* **What you are asked to do**: Only lines holding the word "with" should be copied from the material.

* **Dataset content**:
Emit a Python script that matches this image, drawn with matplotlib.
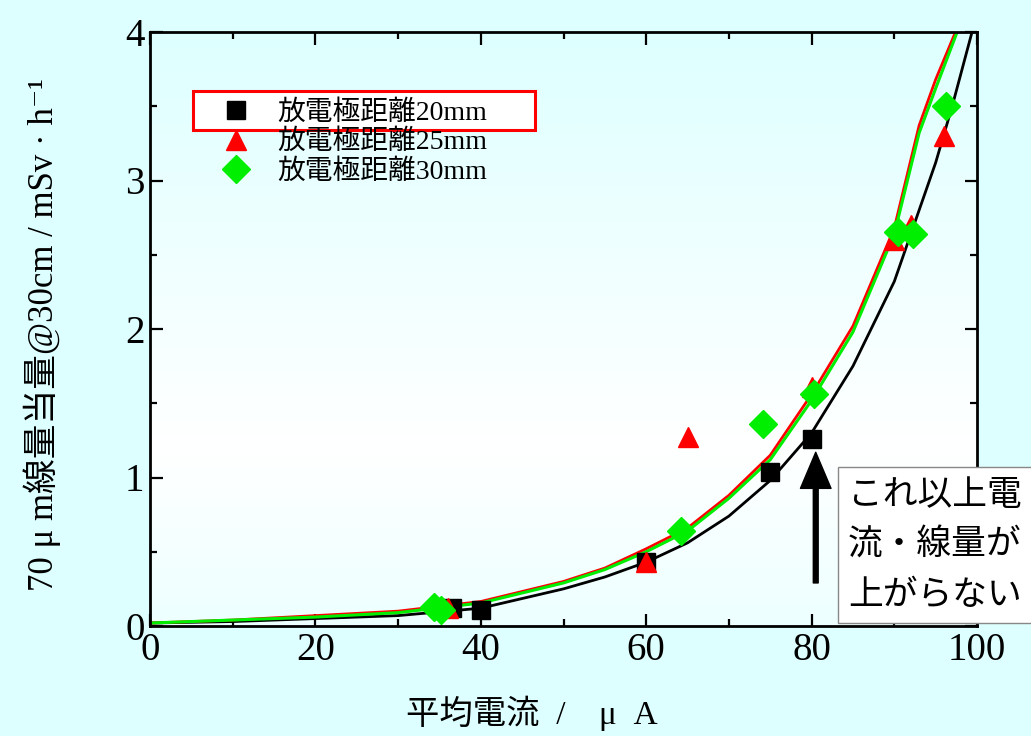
import numpy as np
import matplotlib
matplotlib.use("Agg")
import matplotlib.pyplot as plt
from matplotlib.patches import Rectangle
from matplotlib.ticker import MultipleLocator

plt.rcParams['font.family'] = ['Liberation Serif', 'Noto Sans CJK JP', 'DejaVu Serif']

# ── data ──────────────────────────────────────────────────────────────────────
labels = ["放電極距離20mm", "放電極距離25mm", "放電極距離30mm"]

x20 = [36.5, 40, 60, 75, 80]
y20 = [0.12, 0.11, 0.43, 1.04, 1.26]
x25 = [36, 60, 65, 80, 90, 92, 96]
y25 = [0.12, 0.43, 1.27, 1.61, 2.6, 2.7, 3.3]
x30 = [34.3, 35.2, 64.2, 74.1, 80.3, 90.4, 92.3, 96.2]
y30 = [0.13, 0.11, 0.64, 1.36, 1.56, 2.65, 2.64, 3.5]

# fitted curves
fit20_x = [0, 10, 20, 30, 40, 50, 55, 60, 65, 70, 75, 80, 85, 90, 95, 97, 99.4]
fit20_y = [0.02, 0.03, 0.05, 0.07, 0.12, 0.25, 0.33, 0.43, 0.56, 0.74, 0.98, 1.30, 1.75, 2.32, 3.12, 3.5, 4.0]
fit25_x = [0, 10, 20, 30, 40, 50, 55, 60, 65, 70, 75, 80, 85, 90, 93, 95, 97.4]
fit25_y = [0.02, 0.04, 0.07, 0.10, 0.165, 0.30, 0.39, 0.52, 0.66, 0.88, 1.15, 1.56, 2.02, 2.68, 3.37, 3.68, 4.0]
fit30_x = [0, 10, 20, 30, 40, 50, 55, 60, 65, 70, 75, 80, 85, 90, 93, 95, 97.6]
fit30_y = [0.02, 0.04, 0.06, 0.09, 0.155, 0.29, 0.38, 0.50, 0.64, 0.86, 1.12, 1.52, 1.98, 2.64, 3.32, 3.62, 4.0]

note = "これ以上電\n流・線量が\n上がらない"

# ── figure ────────────────────────────────────────────────────────────────────
fig = plt.figure(figsize=(10.31, 7.36), dpi=100, facecolor="#DEFFFF")
ax = fig.add_axes([150 / 1031, 1 - 626 / 736, 827 / 1031, 594 / 736])

# plot-area gradient: cyan at top, white lower down, faint cyan at bottom
t = np.linspace(0, 1, 256)[:, None]
top_c, mid_c, bot_c = np.array([0.87, 1, 1]), np.array([1, 1, 1]), np.array([0.93, 1, 1])
grad = np.where(t < 0.3, bot_c + (mid_c - bot_c) * (t / 0.3),
                mid_c + (top_c - mid_c) * ((t - 0.3) / 0.7))
ax.imshow(grad[:, None, :] * np.ones((1, 2, 1)), extent=[0, 100, 0, 4],
          origin="lower", aspect="auto", zorder=0, interpolation="bilinear")

ax.plot(fit20_x, fit20_y, color="black", lw=2, zorder=2)
ax.plot(fit25_x, fit25_y, color="#FF0000", lw=2, zorder=2)
ax.plot(fit30_x, fit30_y, color="#00EE00", lw=2.2, zorder=2)

h20, = ax.plot(x20, y20, ls="none", marker="s", ms=13, color="black", zorder=3, label=labels[0])
h25, = ax.plot(x25, y25, ls="none", marker="^", ms=15, color="#FF0000", zorder=3, label=labels[1])
h30, = ax.plot(x30, y30, ls="none", marker="D", ms=14, color="#00EE00", zorder=3, label=labels[2])

ax.set_xlim(0, 100)
ax.set_ylim(0, 4)
ax.xaxis.set_major_locator(MultipleLocator(20))
ax.xaxis.set_minor_locator(MultipleLocator(10))
ax.yaxis.set_major_locator(MultipleLocator(1))
ax.yaxis.set_minor_locator(MultipleLocator(0.5))
ax.tick_params(which="both", direction="in", top=True, right=True, width=1.6, labelsize=28)
ax.tick_params(which="major", length=9)
ax.tick_params(which="minor", length=5)
ax.tick_params(axis="x", pad=4)
ax.tick_params(axis="y", pad=4)
for s in ax.spines.values():
    s.set_linewidth(2)

ax.set_xlabel("平均電流\u2002/\u2003μ\u2002A", fontsize=24)
ax.xaxis.set_label_coords(0.462, -0.118)
ax.set_ylabel("70 μ m線量当量@30cm / mSv · h⁻¹", fontsize=25)
ax.yaxis.set_label_coords(-0.108, 0.49)

# legend with red box around the first entry
leg = ax.legend(handles=[h20, h25, h30], loc="upper left", bbox_to_anchor=(0.0786, 0.8855),
                frameon=False, fontsize=20, borderpad=0, borderaxespad=0,
                handlelength=1.5, handletextpad=0.75, labelspacing=0.14)
leg.set_zorder(6)
ax.add_patch(Rectangle((0.052, 0.835), 0.4136, 0.0657, transform=ax.transAxes,
                       fill=True, fc="white", ec="#FF0000", lw=2.2, zorder=5))

# arrow + note
ax.annotate("", xy=(80.5, 1.17), xytext=(80.5, 0.29),
            arrowprops=dict(width=3.5, headwidth=22, headlength=26, color="black", shrink=0),
            zorder=4)
ax.text(0.8225, 0.2595, note, transform=fig.transFigure, fontsize=25, family="Noto Sans CJK JP",
        linespacing=1.55, va="center", ha="left", zorder=10,
        bbox=dict(boxstyle="square,pad=0.3", fc="white", ec="#888888", lw=1))

fig.savefig("out.png", dpi=100, facecolor=fig.get_facecolor())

* **Worked answer**:
Emit a Python script that matches this image, drawn with matplotlib.
# legend with red box around the first entry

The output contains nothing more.